No one is happy with Bank of America. As their annual shareholder meeting draws to a close in Charlotte, NC today, four days of protests will be reaching their height while BofA’s stock continues to languish at lows it has not seen since the early 90’s.
There have been calls to stop doing business with Bank of America. There’s a petition and song about breaking up the bank. It was ranked #5 among America’s least reputable companies and named the second worst company in the country two years in a row. They tried to raise debit card fees, backed down from the resulting outrage, and yet are already working more fees back in. And now, as the possibility of their own credit rating getting a downgrade looms, their CEO’s pay has quadrupled…
Where do you even begin cleaning up that mess? An apology would be a start, but this one turned out to be a bit of economic fan fiction. Meanwhile, Bank of America continues doing business, such as being the largest financier of the U.S. coal industry, which earned their stadium in Charlotte a recent rebranding campaign.

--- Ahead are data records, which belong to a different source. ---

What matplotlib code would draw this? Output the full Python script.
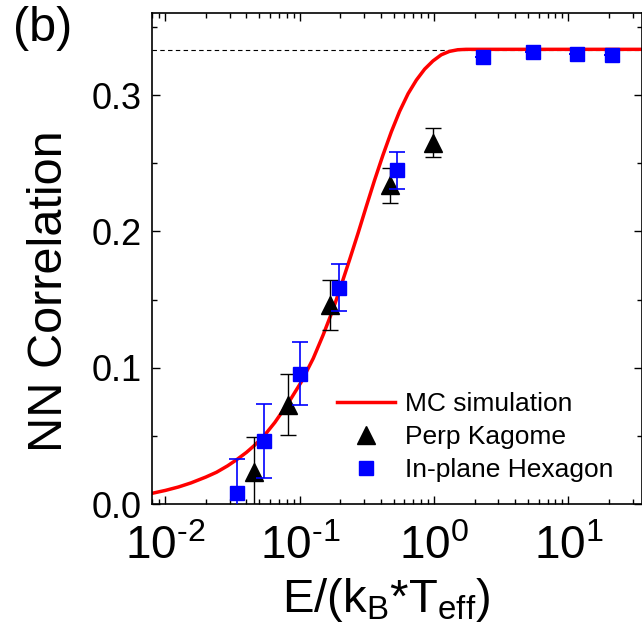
import numpy as np
import matplotlib
matplotlib.use("Agg")
from matplotlib import pyplot as plt
from matplotlib.ticker import MultipleLocator, FormatStrFormatter, LogLocator, FuncFormatter

plt.rcParams['font.family'] = ['Liberation Sans', 'DejaVu Sans']
plt.rcParams['mathtext.fontset'] = 'custom'
plt.rcParams['mathtext.rm'] = 'Liberation Sans'
plt.rcParams['mathtext.it'] = 'Liberation Sans:italic'
plt.rcParams['mathtext.default'] = 'regular'

# MC simulation curve (NN correlation vs E/kT)
mc_x = [0.0079, 0.01, 0.0125, 0.0155, 0.02, 0.024, 0.029, 0.034, 0.040, 0.0455,
        0.054, 0.0652, 0.083, 0.103, 0.126, 0.149, 0.177, 0.204, 0.236, 0.272,
        0.313, 0.36, 0.416, 0.48, 0.553, 0.64, 0.738, 0.85, 0.98, 1.13,
        1.30, 1.5, 1.73, 2.5, 35.0]
mc_y = [0.008, 0.0102, 0.0127, 0.0157, 0.0200, 0.0235, 0.0282, 0.0328, 0.0380, 0.0428,
        0.0500, 0.0600, 0.0750, 0.0900, 0.1070, 0.1240, 0.1430, 0.1610, 0.1800, 0.1990,
        0.2185, 0.2375, 0.2560, 0.2730, 0.2880, 0.3010, 0.3110, 0.3190, 0.3250, 0.3295,
        0.3320, 0.3332, 0.3335, 0.3335, 0.3335]

# perpendicular kagome measurements
kag_x = [0.0455, 0.0818, 0.167, 0.467, 0.98]
kag_y = [0.0239, 0.0731, 0.1463, 0.2338, 0.2651]
kag_err = [0.0257, 0.0223, 0.0183, 0.013, 0.0105]

# in-plane hexagon measurements
hex_x = [0.0342, 0.054, 0.1, 0.195, 0.532, 2.31, 5.43, 11.6, 21.0]
hex_y = [0.008, 0.0465, 0.0958, 0.1589, 0.2447, 0.3277, 0.3318, 0.330, 0.3293]
hex_err = [0.025, 0.027, 0.0229, 0.0171, 0.0137, 0, 0, 0, 0]

limit = 1 / 3


def decade_label(v, pos):
    p = round(np.log10(v))
    if p < 0:
        return r'10$^{\text{-}%d}$' % -p
    return r'10$^{%d}$' % p


fig = plt.figure(figsize=(6.42, 6.37), dpi=100)
ax = fig.add_axes([0.2363, 0.2083, 0.763, 0.771])

ax.axhline(limit, color='black', lw=0.8, ls=(0, (4, 3)), zorder=1)
ax.plot(mc_x, mc_y, color='red', lw=2.5, label='MC simulation', zorder=2)

ax.errorbar(kag_x, kag_y, yerr=kag_err, fmt='none', ecolor='black', elinewidth=1.0,
            capsize=5.5, capthick=1.0, zorder=3)
ax.plot(kag_x, kag_y, '^', color='black', ms=12.5, label='Perp Kagome', zorder=4)
ax.errorbar(hex_x, hex_y, yerr=hex_err, fmt='none', ecolor='blue', elinewidth=1.2,
            capsize=5.5, capthick=1.2, zorder=5)
ax.plot(hex_x, hex_y, 's', color='blue', ms=9.5, label='In-plane Hexagon', zorder=6)

ax.set_xscale('log')
ax.set_xlim(0.0079, 35)
ax.set_ylim(0, 0.36)
ax.yaxis.set_major_locator(MultipleLocator(0.1))
ax.yaxis.set_minor_locator(MultipleLocator(0.05))
ax.yaxis.set_major_formatter(FormatStrFormatter('%.1f'))
ax.xaxis.set_major_locator(LogLocator(base=10, subs=(1.0,), numticks=20))
ax.xaxis.set_minor_locator(LogLocator(base=10, subs=np.arange(2, 10), numticks=20))
ax.xaxis.set_major_formatter(FuncFormatter(decade_label))

for s in ax.spines.values():
    s.set_linewidth(1.2)
ax.tick_params(which='both', direction='in', top=True, right=True, width=1.0)
ax.tick_params(which='major', length=6)
ax.tick_params(which='minor', length=3.5)
ax.tick_params(axis='x', which='major', labelsize=33, pad=15)
ax.tick_params(axis='y', which='major', labelsize=26, pad=7)

fig.text(386 / 642, 1 - 611.7 / 637, r'E/(k$_{B}$*T$_{eff}$)', fontsize=34,
         ha='center', va='baseline')
fig.text(50 / 642, 1 - 291 / 637, 'NN Correlation', fontsize=35, rotation=90,
         ha='center', va='center')
fig.text(13 / 642, 1 - 6 / 637, '(b)', fontsize=35, ha='left', va='top')

ax.legend(loc='upper left', bbox_to_anchor=(0.3776, 0.228), frameon=False,
          fontsize=19, handlelength=2.2, handletextpad=0.4, labelspacing=0.33,
          borderpad=0, borderaxespad=0, numpoints=1)

fig.savefig('out.png', dpi=100)
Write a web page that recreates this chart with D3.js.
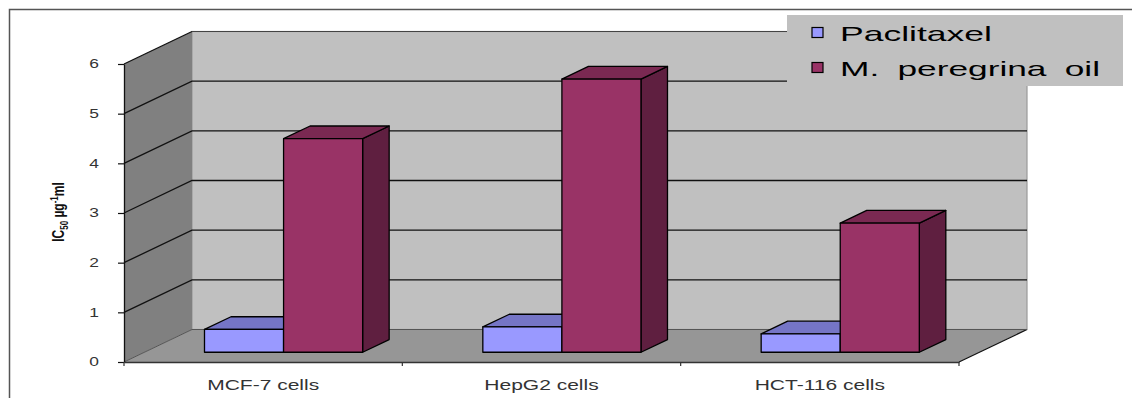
<!DOCTYPE html>
<html>
<head>
<meta charset="utf-8">
<script src="https://cdn.jsdelivr.net/npm/d3@7"></script>
<style>
  html, body { margin: 0; padding: 0; background: #fff; }
  svg { display: block; font-family: "Liberation Sans", Arial, sans-serif; }
</style>
</head>
<body>
<svg id="chart" width="1132" height="398"></svg>
<script>
// IC50 values (µg/ml) per cell line
const categories = ["MCF-7 cells", "HepG2 cells", "HCT-116 cells"];
const seriesNames = ["Paclitaxel", "M. peregrina oil"];
const paclitaxel = [0.46, 0.51, 0.37];
const peregrinaOil = [4.3, 5.5, 2.6];
const yTicks = [0, 1, 2, 3, 4, 5, 6];

const seriesValues = [paclitaxel, peregrinaOil];
const faceColors = [
  { front: "#9999FF", top: "#7575C6", side: "#5C5CA0" },
  { front: "#993366", top: "#7A2952", side: "#5F1F40" }
];

const svg = d3.select("#chart");

// 3D box depth: offset of the back plane relative to the front plane
const DX = 68, DY = 32.5;
const z0 = 0.3, z1 = 0.69; // bar depth range within the box

const y = d3.scaleLinear().domain([0, 6]).range([362, 64]);
const x = d3.scaleBand().domain(categories).range([124, 959]);
const xs = d3.scaleBand().domain(seriesNames).range([0, x.bandwidth()]).paddingOuter(0.76);

const X0 = x.range()[0], X1 = x.range()[1];

// horizontal stretch applied to text, via textLength
function stretch(sel, k) {
  sel.each(function () {
    const w = this.getComputedTextLength();
    d3.select(this).attr("textLength", w * k).attr("lengthAdjust", "spacingAndGlyphs");
  });
}

// outer frame
svg.append("path")
  .attr("d", `M9.5,398 V9.5 H1132`)
  .attr("fill", "none").attr("stroke", "#555").attr("stroke-width", 1.5);

// back wall
svg.append("rect")
  .attr("x", X0 + DX).attr("y", y(6) - DY)
  .attr("width", X1 - X0).attr("height", y(0) - y(6))
  .attr("fill", "#C0C0C0").attr("stroke", "#9a9a9a").attr("stroke-width", 1.2);

// left wall
svg.append("polygon")
  .attr("points", [[X0, y(0)], [X0, y(6)], [X0 + DX, y(6) - DY], [X0 + DX, y(0) - DY]].join(" "))
  .attr("fill", "#808080");

// floor
svg.append("polygon")
  .attr("points", [[X0, y(0)], [X1, y(0)], [X1 + DX, y(0) - DY], [X0 + DX, y(0) - DY]].join(" "))
  .attr("fill", "#969696");

// floor edges
svg.append("path")
  .attr("d", `M${X1},${y(0)} L${X1 + DX},${y(0) - DY}`)
  .attr("stroke", "#111").attr("stroke-width", 1.2).attr("fill", "none");
svg.append("path")
  .attr("d", `M${X0},${y(0)} L${X0 + DX},${y(0) - DY} H${X1 + DX}`)
  .attr("stroke", "#555").attr("stroke-width", 1).attr("fill", "none");

// gridlines on left and back walls
const grid = svg.append("g").attr("fill", "none").attr("stroke", "#111").attr("stroke-width", 1.3);
yTicks.filter(v => v > 0).forEach(v => {
  grid.append("path")
    .attr("d", `M${X0},${y(v)} L${X0 + DX},${y(v) - DY}` + (v < 6 ? ` H${X1 + DX}` : ""));
});
// top edge of back wall
svg.append("path")
  .attr("d", `M${X0 + DX},${y(6) - DY} H${X1 + DX}`)
  .attr("stroke", "#444").attr("stroke-width", 1.2).attr("fill", "none");

// bars
const bars = svg.append("g");
categories.forEach((cat, i) => {
  seriesNames.forEach((s, j) => {
    const v = seriesValues[j][i];
    const c = faceColors[j];
    const bx = x(cat) + xs(s) + DX * z0;
    const bw = xs.bandwidth();
    const yb = y(0) - DY * z0;
    const yt = y(v) - DY * z0;
    const ddx = DX * (z1 - z0), ddy = DY * (z1 - z0);
    const g = bars.append("g").attr("stroke", "#000").attr("stroke-width", 1.3).attr("stroke-linejoin", "round");
    g.append("polygon")
      .attr("points", [[bx + bw, yt], [bx + bw + ddx, yt - ddy], [bx + bw + ddx, yb - ddy], [bx + bw, yb]].join(" "))
      .attr("fill", c.side);
    g.append("polygon")
      .attr("points", [[bx, yt], [bx + bw, yt], [bx + bw + ddx, yt - ddy], [bx + ddx, yt - ddy]].join(" "))
      .attr("fill", c.top);
    g.append("rect")
      .attr("x", bx).attr("y", yt).attr("width", bw).attr("height", yb - yt)
      .attr("fill", c.front);
  });
});

// y axis
const yAxis = svg.append("g")
  .attr("transform", `translate(${X0},0)`)
  .call(d3.axisLeft(y).tickValues(yTicks).tickFormat(d3.format("d")).tickSize(6).tickSizeOuter(0).tickPadding(19));
yAxis.select(".domain").attr("stroke", "#111").attr("stroke-width", 1.3);
yAxis.selectAll(".tick line").attr("stroke", "#111").attr("stroke-width", 1.2);
yAxis.selectAll(".tick text")
  .attr("font-size", 12).attr("fill", "#333").attr("font-family", "Liberation Sans, Arial, sans-serif")
  .call(stretch, 1.45);

// x axis: baseline with ticks at category boundaries
const xAxis = svg.append("g")
  .attr("transform", `translate(0,${y(0)})`)
  .call(d3.axisBottom(x).tickSize(0).tickPadding(18));
xAxis.select(".domain").attr("stroke", "#333").attr("stroke-width", 1.4);
xAxis.selectAll(".tick text")
  .attr("font-size", 14).attr("fill", "#333").attr("font-family", "Liberation Sans, Arial, sans-serif")
  .call(stretch, 1.5);
const bounds = categories.map(c => x(c)).concat([X1]);
xAxis.selectAll(".bound").data(bounds).join("line")
  .attr("class", "bound")
  .attr("x1", d => d).attr("x2", d => d)
  .attr("y1", 0).attr("y2", 4)
  .attr("stroke", "#333").attr("stroke-width", 1.2);

// y axis title (glyphs widened horizontally like the rest of the text)
const yTitle = svg.append("text")
  .attr("transform", "translate(64,212) scale(1.45,1) rotate(-90)")
  .attr("text-anchor", "middle")
  .attr("font-size", 12).attr("font-weight", "bold").attr("fill", "#111");
yTitle.append("tspan").text("IC");
yTitle.append("tspan").attr("font-size", 8).attr("dy", 3).text("50");
yTitle.append("tspan").attr("dy", -3).text(" µg");
yTitle.append("tspan").attr("font-size", 8).attr("dy", -4).text("-1");
yTitle.append("tspan").attr("dy", 4).text("ml");

// legend
const legend = svg.append("g");
legend.append("rect")
  .attr("x", 787).attr("y", 15).attr("width", 336).attr("height", 71)
  .attr("fill", "#C0C0C0");
const legendBase = [41, 76];
const legendWidth = [152, 260];
seriesNames.forEach((s, j) => {
  legend.append("rect")
    .attr("x", 812).attr("y", legendBase[j] - 13.5).attr("width", 11).attr("height", 10)
    .attr("fill", faceColors[j].front).attr("stroke", "#000").attr("stroke-width", 1.2);
  legend.append("text")
    .attr("x", 840).attr("y", legendBase[j])
    .attr("font-size", 21).attr("fill", "#000")
    .attr("word-spacing", 5)
    .attr("textLength", legendWidth[j]).attr("lengthAdjust", "spacingAndGlyphs")
    .text(s);
});
</script>
</body>
</html>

Aside from generating 42% of the electricity produced in the U.S. during 2011, there’s not much good to say about coal either. If you’re tired of the usual laundry list of coal’s consequences, then maybe a report from Harvard pegging the best estimate of coal’s annual cost to the U.S. public at a third of a trillion, $75 billion in Appalachia alone, might be of interest.
The most alarming thought, however, is the simple combination of a desperate bank and a literally dirty business. If no one is walking away from money on a good day, Bank of America will likely be the last to admit that it’s $4.3 billion coal business is as toxic as it’s purchase of Countrywide, a contender for the worst deal in history. … That’s why they’ll probably need a little help.